Bisharat’s family narrative, while moving, is at best exaggerated. In fact, Bisharat’s family was not indigenous to Jerusalem or any part of what now is Israel, and his grandfather did not grow up in Jerusalem.

Rather, Bisharat’s family members were immigrants to Jerusalem who lived in Villa Harun ar-Rashid for just a few years in the late 1920s and early 1930s before renting it out as absentee landlords and then leaving for greener pastures abroad.

I base this statement on Bisharat’s own documentation of his family history which appeared not in any of the Western newspapers in which he recounts his moving family narrative, but in an article he published in 2007 in the Palestinian Jerusalem Quarterly.

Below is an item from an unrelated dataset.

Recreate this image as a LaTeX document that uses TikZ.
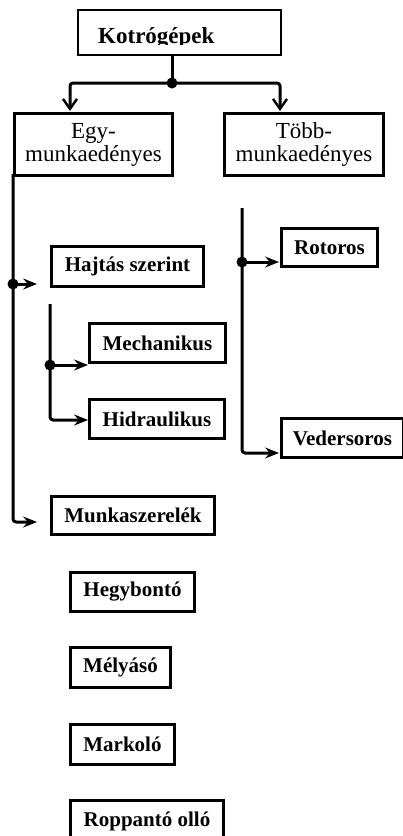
\documentclass[tikz,border=0pt]{standalone}
\usepackage{fontspec}
\setmainfont{Liberation Serif}
\usetikzlibrary{arrows.meta}
\begin{document}
\begin{tikzpicture}[x=1pt,y=-1pt,
  box/.style={draw=black,line width=3pt,inner sep=0pt,anchor=north west,align=center,
    font=\fontsize{21}{22}\selectfont\bfseries},
  tbox/.style={draw=black,line width=3pt,inner sep=0pt,anchor=north west,align=center,
    font=\fontsize{23}{23}\selectfont},
  conn/.style={line width=3pt,rounded corners=3pt,line join=round},
  sarr/.style={-{Stealth[length=14pt,width=11pt,inset=5pt]}},
  barb/.style={-{Straight Barb[length=10pt,width=14pt,line width=2.4pt]}},
  dot/.style={circle,fill=black,inner sep=0pt,minimum size=11pt}]
\useasboundingbox (0,0) rectangle (403,836);
\fill[white] (0,0) rectangle (403,836);
% boxes: corners in pixel coords
\newcommand{\bx}[6]{\node[box,minimum width=#4-#2,minimum height=#5-#3] (#1) at (#2,#3) {#6};}
% top box with clipped text
\node[draw=black,line width=2.2pt,inner sep=0pt,anchor=north west,minimum width=203,minimum height=45] (k) at (77,9) {};
\begin{scope}
\clip (77,9) rectangle (280,44.5);
\node[anchor=base west,inner sep=0pt,font=\fontsize{23}{23}\selectfont\bfseries] (kt) at (98,43) {Kotrógépek};
\end{scope}
\node[tbox,minimum width=158,minimum height=62] (egy) at (13,112) {Egy-\\munkaedényes};
\node[tbox,minimum width=159,minimum height=62] (tobb) at (223,112) {Több-\\munkaedényes};
\bx{hajtas}{50}{245}{202}{285}{Hajtás szerint}
\bx{mech}{88}{322}{224}{361}{Mechanikus}
\bx{hidr}{88}{398}{223}{437}{Hidraulikus}
\bx{rot}{280}{227}{376}{265}{Rotoros}
\bx{ved}{280}{417}{402}{456}{Vedersoros}
\bx{munka}{50}{495}{213}{533}{Munkaszerelék}
\bx{hegy}{69}{571}{193}{610}{Hegybontó}
\bx{mely}{69}{646}{169}{686}{Mélyásó}
\bx{mark}{69}{723}{173}{763}{Markoló}
\bx{ropp}{69}{799}{222}{840}{Roppantó olló}
% junction coordinates
\coordinate (j0) at (172,54);
\coordinate (j1) at (172,83);
\coordinate (egyin) at (70,111);
\coordinate (tobbin) at (280,111);
\coordinate (lt) at (13,174);
\coordinate (lj) at (13,284);
\coordinate (hajin) at (37,284);
\coordinate (lb) at (13,522);
\coordinate (munin) at (37,522);
\coordinate (it) at (50,304);
\coordinate (ij) at (50,365);
\coordinate (mechin) at (88,365);
\coordinate (ib) at (50,420);
\coordinate (hidin) at (88,420);
\coordinate (rt) at (242,208);
\coordinate (rj) at (242,262);
\coordinate (rotin) at (279,262);
\coordinate (rb) at (242,453);
\coordinate (vedin) at (279,453);
% connectors
\draw[line width=3pt] (j0) -- (j1);
\draw[conn,barb] (j1) -| (egyin);
\draw[conn,barb] (j1) -| (tobbin);
\draw[conn,sarr] (lt) |- (munin);
\draw[conn,sarr] (lj) -- (hajin);
\draw[conn,sarr] (it) |- (hidin);
\draw[conn,sarr] (ij) -- (mechin);
\draw[conn,sarr] (rt) |- (vedin);
\draw[conn,sarr] (rj) -- (rotin);
\node[dot] at (j1) {};
\node[dot] at (lj) {};
\node[dot] at (ij) {};
\node[dot] at (rj) {};
\end{tikzpicture}
\end{document}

Everything I am about to recount about Bisharat’s family history is taken from Bisharat’s own documentation of his family history:

  • Bisharat’s grandfather was from what now is Jordan: “My grandfather, whom we all called ‘Papa’, was born in 1893 in as-Salt, now in Jordan, although then a part of an Ottoman district called the Belqa’, that straddled the Jordan River.”
  • Bisharat’s great grandparents were from Nablus, now under Palestinian Authority control, not Jerusulem or any part of what now is Israel: “[Bisharat’s grandfather] Ibrahim, and two uncles, Salti and Saliba, had settled there [as-Salt] only 15 years or so before [1893], having migrated eastward from Rafidia, a village adjacent to Nablus.”
  • Bisharat’s grandfather went to Jerusalem to study: “My grandfather, Hanna Ibrahim Bisharat, was the fourth of Ibrahim and Fida’s seven children. At some point in his youth, Papa came to the attention of Father Maurice Gisler, a Swiss missionary and archaeologist, perhaps during one of the latter’s digs around Madaba, near Um al-Kundum. Gisler apparently recognized something special in my grandfather, and invited him to come to Jerusalem to study….”
  • Bisharat’s grandfather left Jerusalem in 1908: “Hanna studied in the Schneller’s Boys School (also known as the ‘Bishop Gobat’ school) in Jerusalem, gaining fluency in English and French to complement his native Arabic and Turkish. Around 1908 he was sent, under Father Gisler’s auspices, to an institute outside Freiberg, Switzerland to study agricultural engineering.”
  • Bisharat’s family lived in the Jerusalem home which is the subject of his narrative only a few years beginning in the late 1920s: “My family lived in the Talbiyeh home for several years, during which several of my uncles were born.”
  • Bisharat’s family vacated the Jerusalem home for financial reasons, not Zionist occupation: “Facing dire financial straits in the early thirties, my grandparents moved out of Villa Harun ar-Rashid for more modest accommodations on the Bethlehem road, and rented their home to officers of the British Royal Air Force.”
  • Bisharat’s family left British-controlled Palestine before Israel’s War of Independence, and left behind their rental property: “My family’s intended-to-be-temporary dispersal from Palestine preceded, and was essentially unrelated to, the 1947-1949 war. As I have already indicated, it was business and education that took my relatives from Palestine.”

While Bisharat’s family may have lost title to the rental property they owned in Jerusalem (similar to the homes lost by Jews who fled Arab countries), Bisharat’s family was not indigenous to Jerusalem, and had a short history in Jerusalem.

Bisharat, in the L.A. Times Op-ed, hyperlinks to the Jerusalem Quarterly article posted within an article at the Institute for Palestine Studies, but to get to the Jerusalem Quarterly article you have to click on a google drive download. What’s the chance most readers of the Op-ed clicked over, then downloaded the article, then read through the detailed history? Instead, when readers clicked on “Villa Harun ar-Rashid” they would get this visual of the family in front of the home:

That visual may not be false, but it’s not the story either.

I doubt it’s by accident that Bisharat used the inapplicable Nazi comparison. Comparing Israelis to Nazis is Holocaust inversion, and widely recognized as anti-Semitic. Such arguments are not new, but they are entering the mainstream, as witnessed by Rep. Rashida Tlaib’s recent comments.

This was a family home for just a few years, and was turned into an absentee rental property when the family voluntarily left many years before Israel’s War of Independence for better economic opportunities. They were not victims of Genocide or even war refugees. That hardly is the equivalent of the Nazis seizing Jewish property during the Holocaust, and it’s unseemly that Bisharat made the comparison.